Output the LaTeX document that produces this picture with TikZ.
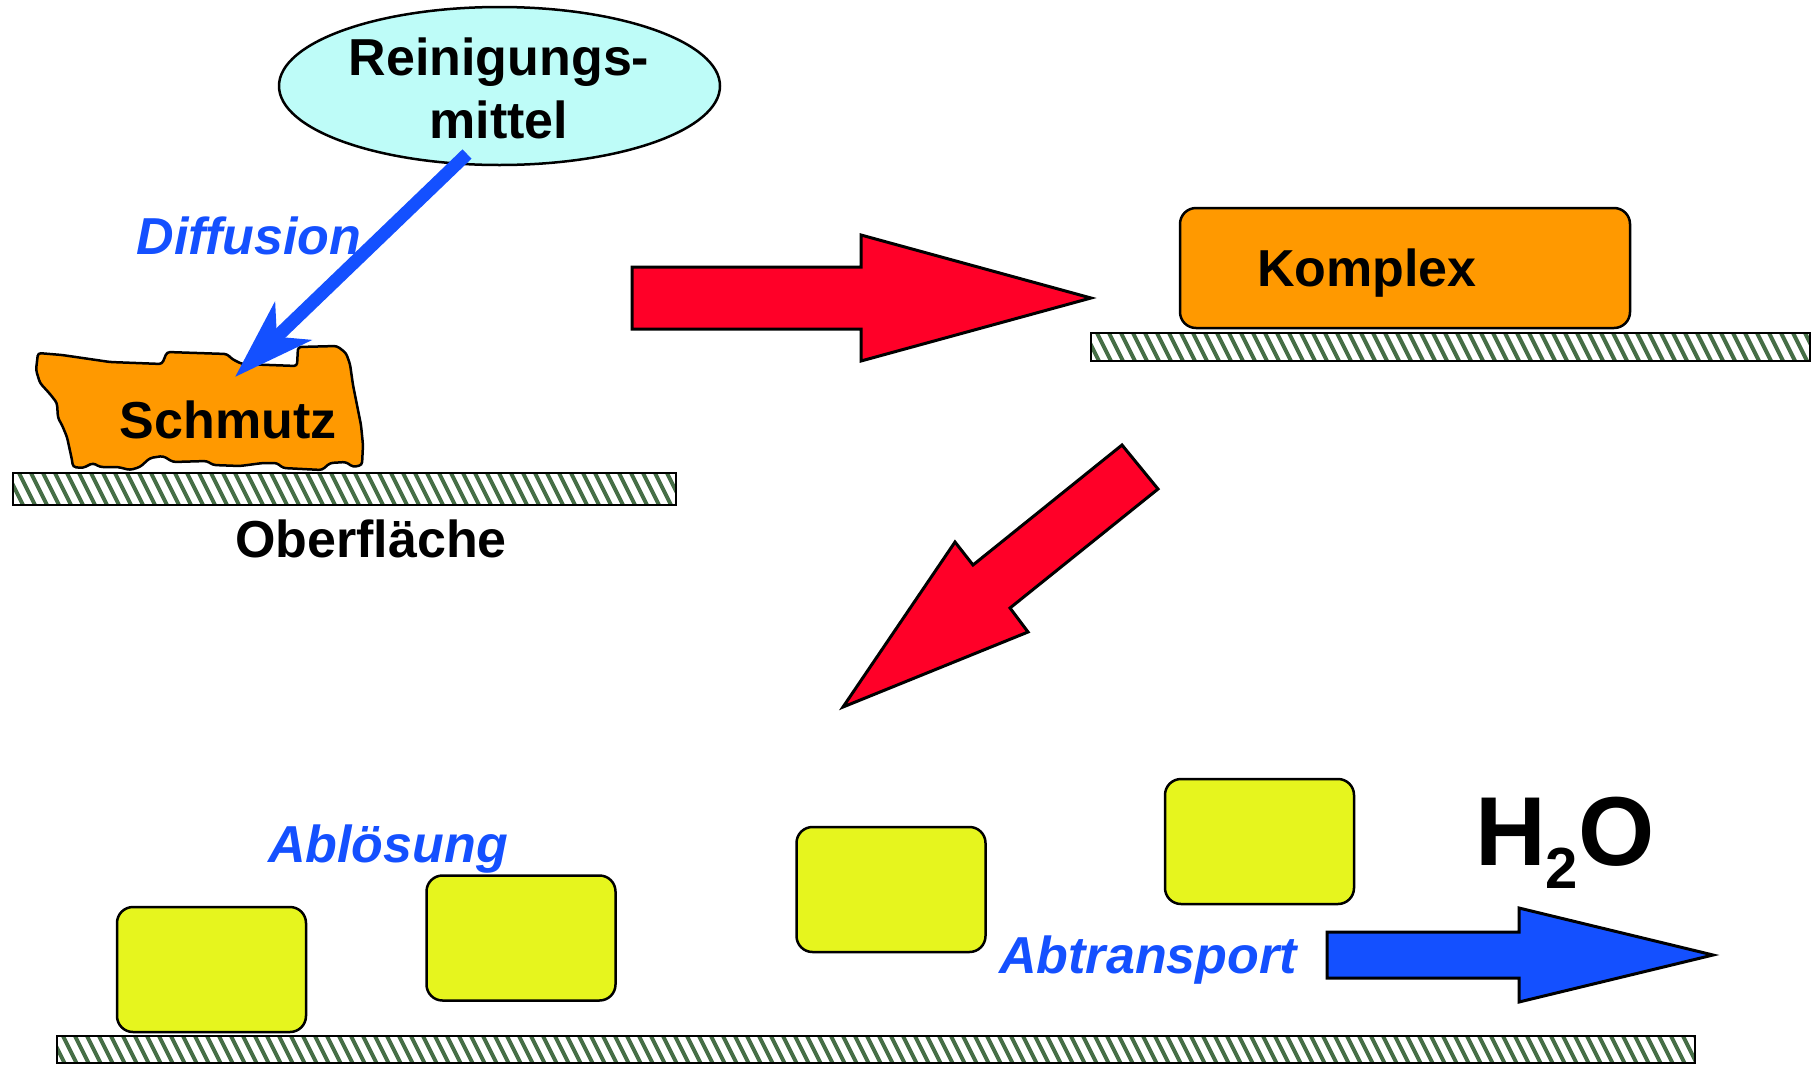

* * * * * * * * *

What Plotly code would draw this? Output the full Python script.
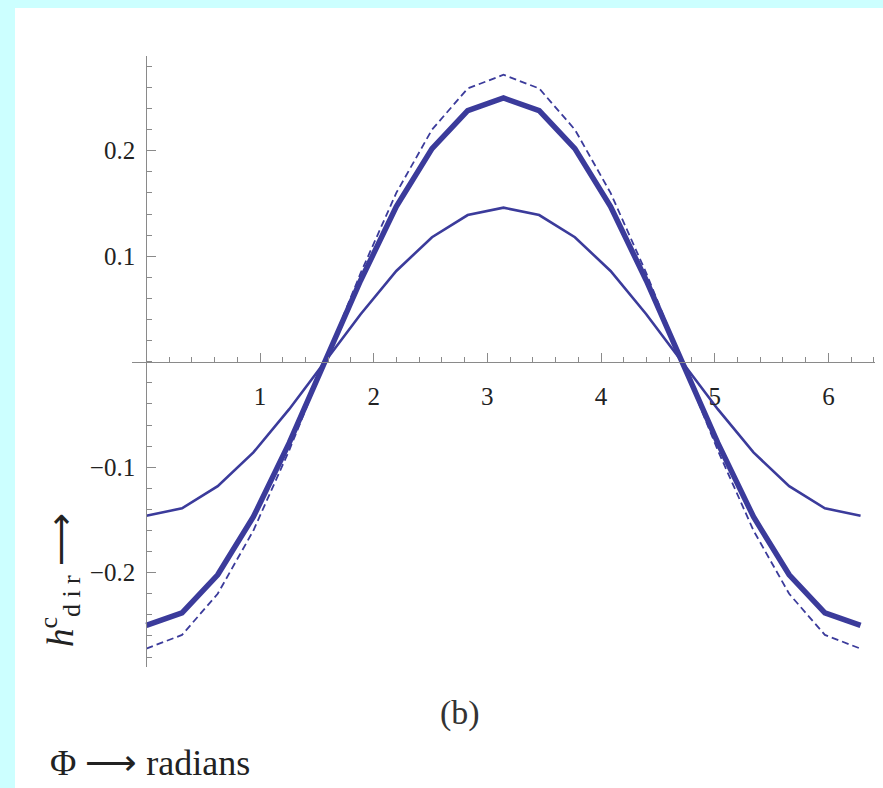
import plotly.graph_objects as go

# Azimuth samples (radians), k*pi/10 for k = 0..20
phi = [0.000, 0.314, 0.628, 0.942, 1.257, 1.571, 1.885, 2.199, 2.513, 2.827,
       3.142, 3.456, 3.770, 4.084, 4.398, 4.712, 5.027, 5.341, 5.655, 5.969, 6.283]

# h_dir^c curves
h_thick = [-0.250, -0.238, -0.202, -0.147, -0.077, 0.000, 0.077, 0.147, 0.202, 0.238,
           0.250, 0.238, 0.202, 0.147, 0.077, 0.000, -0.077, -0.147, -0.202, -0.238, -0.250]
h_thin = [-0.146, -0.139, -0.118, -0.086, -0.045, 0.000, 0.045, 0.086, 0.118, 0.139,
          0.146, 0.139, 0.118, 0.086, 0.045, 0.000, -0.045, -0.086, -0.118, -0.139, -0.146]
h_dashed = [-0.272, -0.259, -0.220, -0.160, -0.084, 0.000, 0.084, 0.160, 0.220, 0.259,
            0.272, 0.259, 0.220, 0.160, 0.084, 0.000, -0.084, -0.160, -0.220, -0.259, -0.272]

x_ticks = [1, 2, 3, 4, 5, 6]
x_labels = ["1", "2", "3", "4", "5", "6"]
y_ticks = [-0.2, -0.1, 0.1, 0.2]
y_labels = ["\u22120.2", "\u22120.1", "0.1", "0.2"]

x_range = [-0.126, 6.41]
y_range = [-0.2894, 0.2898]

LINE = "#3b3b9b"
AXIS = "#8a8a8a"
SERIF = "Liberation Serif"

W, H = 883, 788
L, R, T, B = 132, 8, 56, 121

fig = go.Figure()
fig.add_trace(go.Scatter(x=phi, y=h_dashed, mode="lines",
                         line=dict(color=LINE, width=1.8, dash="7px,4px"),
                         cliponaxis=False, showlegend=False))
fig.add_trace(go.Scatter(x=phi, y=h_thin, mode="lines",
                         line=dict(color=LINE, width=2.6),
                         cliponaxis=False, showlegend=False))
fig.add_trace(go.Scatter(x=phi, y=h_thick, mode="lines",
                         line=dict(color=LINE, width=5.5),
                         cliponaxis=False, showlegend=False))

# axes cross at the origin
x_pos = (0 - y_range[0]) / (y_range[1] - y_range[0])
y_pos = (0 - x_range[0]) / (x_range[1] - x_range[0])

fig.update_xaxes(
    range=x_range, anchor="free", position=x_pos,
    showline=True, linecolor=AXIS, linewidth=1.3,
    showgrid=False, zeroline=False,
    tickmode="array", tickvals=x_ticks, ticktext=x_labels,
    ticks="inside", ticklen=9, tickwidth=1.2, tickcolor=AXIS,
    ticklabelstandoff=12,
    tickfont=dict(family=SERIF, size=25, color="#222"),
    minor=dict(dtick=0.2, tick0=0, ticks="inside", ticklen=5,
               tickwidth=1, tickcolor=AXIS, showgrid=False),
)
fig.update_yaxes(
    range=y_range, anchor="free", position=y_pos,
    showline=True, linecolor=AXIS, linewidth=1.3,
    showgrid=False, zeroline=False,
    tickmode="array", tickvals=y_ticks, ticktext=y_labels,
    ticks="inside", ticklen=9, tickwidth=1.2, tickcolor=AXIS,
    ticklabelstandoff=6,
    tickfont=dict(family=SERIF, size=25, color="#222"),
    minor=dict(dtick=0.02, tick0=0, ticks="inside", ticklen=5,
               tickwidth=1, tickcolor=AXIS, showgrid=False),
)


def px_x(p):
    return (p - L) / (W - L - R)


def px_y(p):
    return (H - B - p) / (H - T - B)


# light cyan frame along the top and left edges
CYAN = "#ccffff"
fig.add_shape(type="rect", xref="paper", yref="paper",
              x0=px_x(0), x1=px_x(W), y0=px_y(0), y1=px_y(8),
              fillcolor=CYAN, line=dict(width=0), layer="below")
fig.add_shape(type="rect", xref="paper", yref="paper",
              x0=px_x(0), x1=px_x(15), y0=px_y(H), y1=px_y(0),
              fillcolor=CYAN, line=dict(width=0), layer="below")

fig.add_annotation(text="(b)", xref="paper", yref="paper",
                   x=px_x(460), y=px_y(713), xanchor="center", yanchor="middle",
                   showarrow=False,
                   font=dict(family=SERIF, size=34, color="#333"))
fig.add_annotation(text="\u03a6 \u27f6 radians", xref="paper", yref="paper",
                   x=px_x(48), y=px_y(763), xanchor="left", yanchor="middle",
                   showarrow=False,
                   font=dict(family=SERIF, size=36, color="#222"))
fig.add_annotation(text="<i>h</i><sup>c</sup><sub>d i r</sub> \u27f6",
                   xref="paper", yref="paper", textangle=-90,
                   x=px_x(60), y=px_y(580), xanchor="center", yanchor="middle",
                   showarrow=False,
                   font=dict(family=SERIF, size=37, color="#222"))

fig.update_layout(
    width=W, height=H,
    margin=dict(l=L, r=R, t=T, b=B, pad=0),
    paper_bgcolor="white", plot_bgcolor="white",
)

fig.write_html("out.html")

* * * * * * * * *

#### Task:
List each line of the records that holds the string "this".

#### Written answer:
Output the LaTeX document that produces this picture with TikZ.
What Plotly code would draw this? Output the full Python script.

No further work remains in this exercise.